3. Originally Posted by MoeBlee
With the axiom of choice, this is trivial:

Let x in A
Let f(0) = x.
Let f(n+1) = the least member v of A such that vRf(n).

But also, it's very close to the axiom of dependent choice itself. Should poke around to see whether it is equivalent to the axiom of dependent choice.
How it is trivial? I can't see it. Can you open up it little bit more to me? I assume you are talking about "real" Axiom of Choice, not the ones which are equivalent with it.

4. Originally Posted by Ester
How it is trivial? I can't see it. Can you open up it little bit more to me? I assume you are talking about "real" Axiom of Choice, not the ones which are equivalent with it.
Fair enough. Good point. Actually, I mean the well ordering principle. Now do you see it?

5. P.S. Even though I couched it in terms of the well ordering principle (i.e., I said "the least v"), with just a little work, one could put it in terms of the axiom of choice version "every relation has a subset that is a function with domain the same as the relation".

6. Originally Posted by MoeBlee
P.S. Even though I couched it in terms of the well ordering principle (i.e., I said "the least v"), with just a little work, one could put it in terms of the axiom of choice version "every relation has a subset that is a function with domain the same as the relation".
I'm still stuck with this exercise.
I need to use AC or some of it's other versions to solve this problem.

This is how far I have "solved" it (It's not much):

$R \subseteq A \times A$ is relation, so based on AC version: "For every relation $R$ there exists function $F \subseteq R$ so that $dom(F) = dom(R)$", there exists a function $F$ so that $F \subseteq R$ and $dom(F) = dom(R)$.

And now I can't get further.

7. Let 'w' stand for the set of natural numbers.

By the axiom of choice, let g be a subset of R such that g is a function and dom(g) = dom(R).

So g is a function, and dom(g) = A, and if y = g(x) then yRx.

Now let c be some member of A.

Define a function f with dom(f) = w as follows:

f(0) = c
f(n+1) = g(f(n)).

By a trivial induction, verify that range(f) subset of A, and that for each n in w, we have f(n+1)Rf(n).

Done.

8. See how that's basically the same idea as my first proof using the well ordering principle.
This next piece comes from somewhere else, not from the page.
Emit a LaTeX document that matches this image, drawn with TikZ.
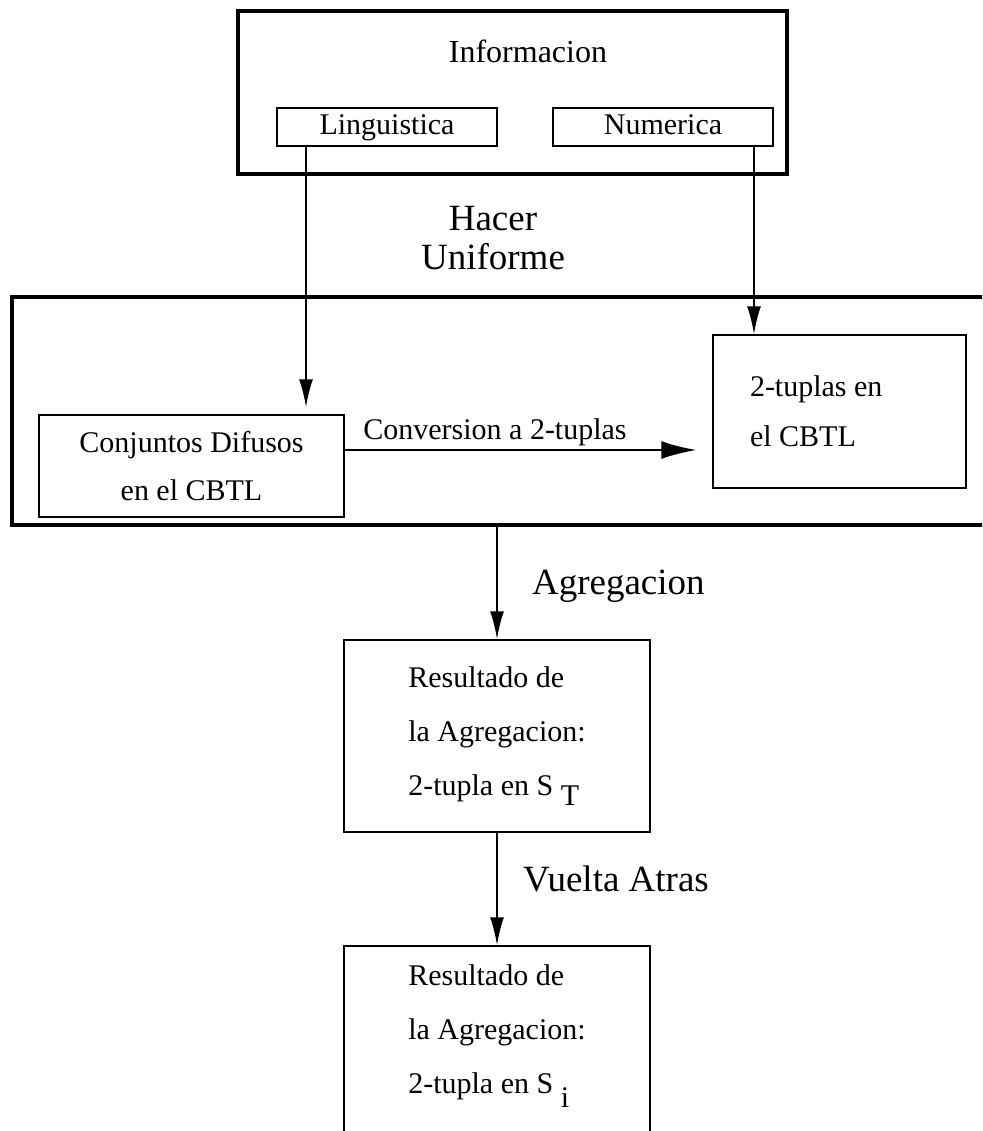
\documentclass[tikz,border=0pt]{standalone}
\usepackage{fontspec}
\setmainfont{Liberation Serif}
\usetikzlibrary{arrows.meta,calc,positioning}

\tikzset{
  bordo/.style={draw, line width=2pt, inner sep=0pt},
  casella/.style={draw, line width=0.75pt, inner sep=0pt, align=center},
  freccia/.style={-{Latex[length=14pt,width=7pt]}, line width=1pt},
  grande/.style={font=\fontsize{18.5}{19.5}\selectfont},
}

\begin{document}
\begin{tikzpicture}[x=0.5pt, y=-0.5pt, font=\fontsize{15}{24}\selectfont]
    \path[use as bounding box, clip] (0,0) rectangle (982,1131);

    % Informacion
    \node[bordo, minimum width=274.5pt, minimum height=81.5pt] (info) at (512.5,92.5) {};
    \node[font=\fontsize{16}{19}\selectfont] (infotxt) at (528,51) {Informacion};
    \node[casella, minimum width=110pt, minimum height=19pt, text height=10.5pt, text depth=3.5pt] (ling) at (387,127) {Linguistica};
    \node[casella, minimum width=110pt, minimum height=19pt, text height=10.5pt, text depth=3.5pt] (num) at (663,127) {Numerica};

    \node[grande, align=center] (unif) at (493,238) {Hacer\\Uniforme};

    % Bloque uniforme
    \node[bordo, minimum width=494pt, minimum height=114pt] (mid) at (506,411) {};
    \node[casella, minimum width=152.5pt, minimum height=51pt] (conj) at (191.5,466) {Conjuntos Difusos\\en el CBTL};
    \node[casella, text width=89.5pt, inner xsep=18.5pt, minimum height=76.5pt, align=flush left,
          font=\fontsize{15}{25}\selectfont] (tup) at (839.5,411.5) {2-tuplas en\\el CBTL};
    \node (conv) at (495,432) {Conversion a 2-tuplas};

    \draw[freccia, shorten >=3.5pt] (ling.south -| 306,0) -- (conj.north -| 306,0);
    \draw[freccia] (num.south -| 754,0) -- (tup.north -| 754,0);
    \draw[line width=1pt, -{Latex[length=17.5pt,width=9pt]}, shorten >=8pt] (conj.east |- 0,450) -- (tup.west |- 0,450);

    % Agregacion
    \node[casella, minimum width=153pt, minimum height=96pt, align=left,
          font=\fontsize{15}{27}\selectfont] (res1) at (497,736)
        {Resultado de\\la Agregacion:\\2-tupla en S \raisebox{-5pt}{T}};
    \node[grande, anchor=west] (agr) at (525,586) {Agregacion};
    \draw[freccia] (mid.south -| res1.north) -- (res1.north);

    % Vuelta atras
    \node[casella, minimum width=153pt, minimum height=125pt, align=left,
          font=\fontsize{15}{27}\selectfont, text depth=42pt] (res2) at (497,1071)
        {Resultado de\\la Agregacion:\\2-tupla en S \raisebox{-7pt}{i}};
    \node[grande, anchor=west] (vuel) at (516,879) {Vuelta Atras};
    \draw[freccia] (res1.south) -- (res2.north);
\end{tikzpicture}
\end{document}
With the axiom of choice, I used my function g. With the well ordering principle, I used "the least v such that vRx". Basically the same idea.

9. I have few questions:
Originally Posted by MoeBlee
Let 'w' stand for the set of natural numbers.
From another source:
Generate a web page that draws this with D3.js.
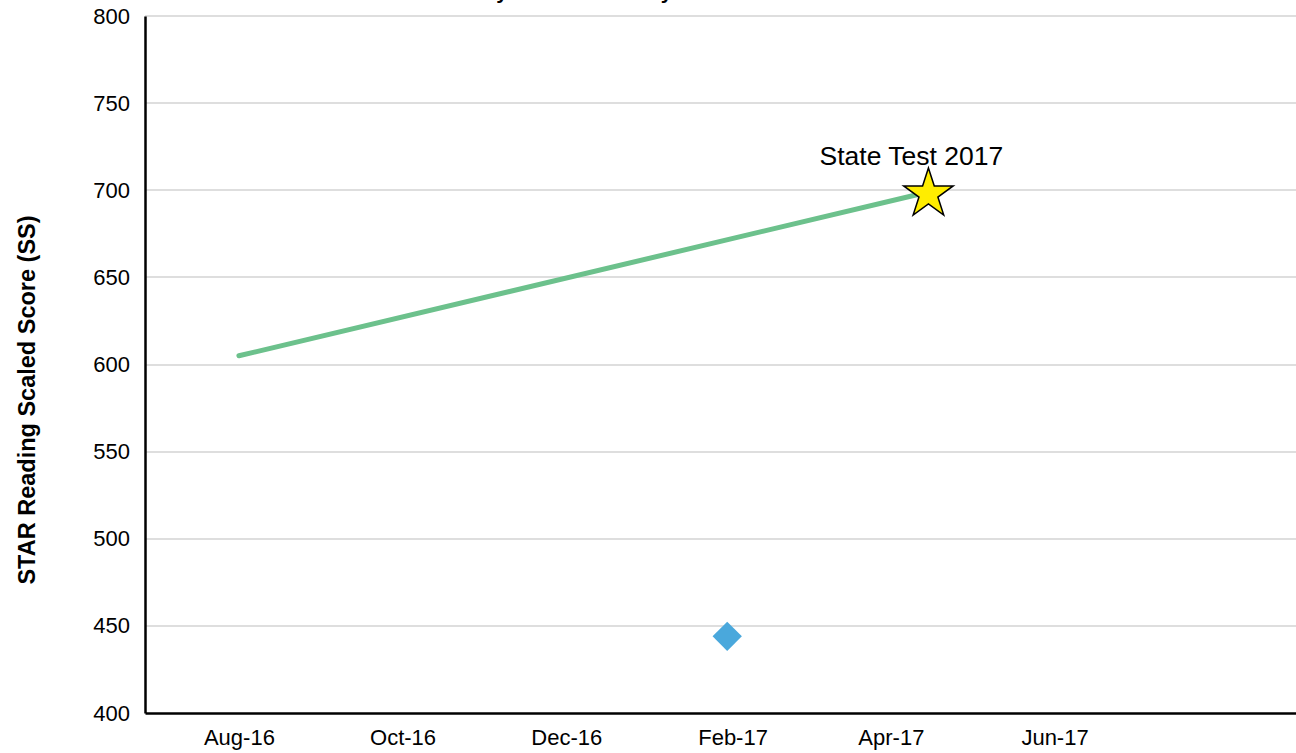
<!DOCTYPE html>
<html>
<head>
<meta charset="utf-8">
<script src="https://cdn.jsdelivr.net/npm/d3@7"></script>
<style>
  body { margin: 0; background: #fff; }
  text { font-family: "Liberation Sans", Arial, sans-serif; }
</style>
</head>
<body>
<svg id="chart" width="1296" height="753"></svg>
<script>
// data
var yTicks = [400, 450, 500, 550, 600, 650, 700, 750, 800]
var xTickDates = ["2016-08-01", "2016-10-01", "2016-12-01", "2017-02-01", "2017-04-01", "2017-06-01"]
var trendDates = ["2016-08-01", "2017-04-15"]
var trendValues = [605, 699]
var scoreDates = ["2017-01-30"]
var scoreValues = [444]
var stateTestDate = "2017-04-15"
var stateTestValue = 699
var stateTestLabel = "State Test 2017"

var parse = d3.timeParse("%Y-%m-%d")
var svg = d3.select('#chart')
var plotLeft = 145, plotTop = 16, plotBottom = 713, plotRight = 1296

var x = d3.scaleTime()
    .domain([parse("2016-06-27"), parse("2017-08-30")])
    .range([plotLeft, plotRight])
var y = d3.scaleLinear().domain([400, 800]).range([plotBottom, plotTop])

// title, sits above the visible area (only descenders show)
svg.append('text')
    .attr('x', 508).attr('y', -1)
    .attr('text-anchor', 'middle')
    .style('font-size', '21px').style('font-weight', 'bold')
    .text('Student Literacy Trend Summary')

// gridlines
svg.append('g').selectAll('line')
    .data(yTicks.filter(function(d){ return d > 400 }))
    .enter().append('line')
    .attr('x1', plotLeft).attr('x2', plotRight)
    .attr('y1', function(d){ return Math.round(y(d)) })
    .attr('y2', function(d){ return Math.round(y(d)) })
    .attr('stroke', '#dedede').attr('stroke-width', 2)

// y axis
var yAxis = svg.append('g')
    .attr('transform', 'translate(' + plotLeft + ',0)')
    .call(d3.axisLeft(y).tickValues(yTicks).tickSize(0).tickPadding(15))
yAxis.select('.domain').attr('stroke', '#000').attr('stroke-width', 2.5)
yAxis.selectAll('text').style('font-size', '22px').attr('fill', '#000')
    .style('font-family', '"Liberation Sans", Arial, sans-serif')

// x axis
var xAxis = svg.append('g')
    .attr('transform', 'translate(0,' + plotBottom + ')')
    .call(d3.axisBottom(x).tickValues(xTickDates.map(parse)).tickFormat(d3.timeFormat('%b-%y')).tickSize(0).tickPadding(16))
xAxis.select('.domain').attr('stroke', '#000').attr('stroke-width', 2.5)
xAxis.selectAll('text').style('font-size', '22px').attr('fill', '#000')
    .style('font-family', '"Liberation Sans", Arial, sans-serif')

// y label
svg.append('text')
    .attr('transform', 'translate(35,400) rotate(-90)')
    .attr('text-anchor', 'middle')
    .style('font-size', '23.5px').style('font-weight', 'bold')
    .text('STAR Reading Scaled Score (SS)')

// trend line
var line = d3.line()
    .x(function(d){ return x(d.date) })
    .y(function(d){ return y(d.value) })
var trend = trendDates.map(function(d, i){ return { date: parse(d), value: trendValues[i] } })
svg.append('path')
    .datum(trend)
    .attr('d', line)
    .attr('fill', 'none')
    .attr('stroke', '#6cc18c')
    .attr('stroke-width', 5)
    .attr('stroke-linecap', 'round')

// score points
svg.append('g').selectAll('path')
    .data(scoreDates.map(function(d, i){ return { date: parse(d), value: scoreValues[i] } }))
    .enter().append('path')
    .attr('d', d3.symbol().type(d3.symbolSquare).size(430))
    .attr('transform', function(d){ return 'translate(' + x(d.date) + ',' + y(d.value) + ') rotate(45)' })
    .attr('fill', '#4aa8dc')

// state test star
var sx = x(parse(stateTestDate)), sy = y(stateTestValue)
svg.append('path')
    .attr('d', d3.symbol().type(d3.symbolStar).size(760))
    .attr('transform', 'translate(' + sx + ',' + (sy + 2) + ')')
    .attr('fill', '#ffed00')
    .attr('stroke', '#000')
    .attr('stroke-width', 1.5)
svg.append('text')
    .attr('x', sx - 17).attr('y', sy - 27)
    .attr('text-anchor', 'middle')
    .style('font-size', '26.5px')
    .text(stateTestLabel)
</script>
</body>
</html>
By the axiom of choice, let g be a subset of R such that g is a function and dom(g) = dom(R).

So g is a function, and dom(g) = A, and if y = g(x) then yRx.
How did you know that dom(g) = A?
I did this part like this:
"Let's define function g: $\forall x \in A \exists y \in A$ so that $ \in g$ so dom(g) = A and if y = g(x), then yRx (*)."

Originally Posted by MoeBlee
Now let c be some member of A.

Define a function f with dom(f) = w as follows:

f(0) = c
f(n+1) = g(f(n)).

By a trivial induction, verify that range(f) subset of A, and that for each n in w, we have f(n+1)Rf(n).

Done.
Why did you choose c from A and why you defined that f(0) = c?
I have also difficulties with the second induction:
My set is:
$T = \{n \in \omega \mid f(n^+)Rf(n) \}$
Empty set belongs to set T, because f(0) = c and f(0+1) = g(f(0)), so by the definition (*) f(0+1)Rf(0).
Let's assume,that k belongs to set T, so f(k+1)Rf(k).
f(k+1) = g(f(k)) and f((k+1)+1) = g(f(k+1)), so by the definition(*) f((k+1)+1)Rf(k+1). So (k+1) belongs to set T.

Is that right?

10. I got dom(g) = A from the axiom of choice that you stated. dom(R) = A, so dom(g) = A. And I got dom(R) = A from your initial statement that AxEy yRx (actually that's too great a claim - since it would make dom(R) a universal set, which does not exist in ordinary axiomatic set theory - so the statement should be Ax(x in A -> Ey yRx).

As to the definition of g, just take it from your axiom. We have as a premise that

R is a relation and dom(R) = A.

So from your axiom we get that there exists a g such that

g is function and g is a subset of R and dom(g) = A.

It's that simple.

/

I chose c as an arbitrary member of A. We have as a premise that A is nonempty. So I just let c be some arbitrary member of A.

Then, I used the definition by recursion theorem to define a function f such that dom(f) = w. That starts by setting f(0) to some value in A. So I let c be that value.

/

Your induction is correct. But just use the way I got g instead of your somewhat unclear "definition" of g.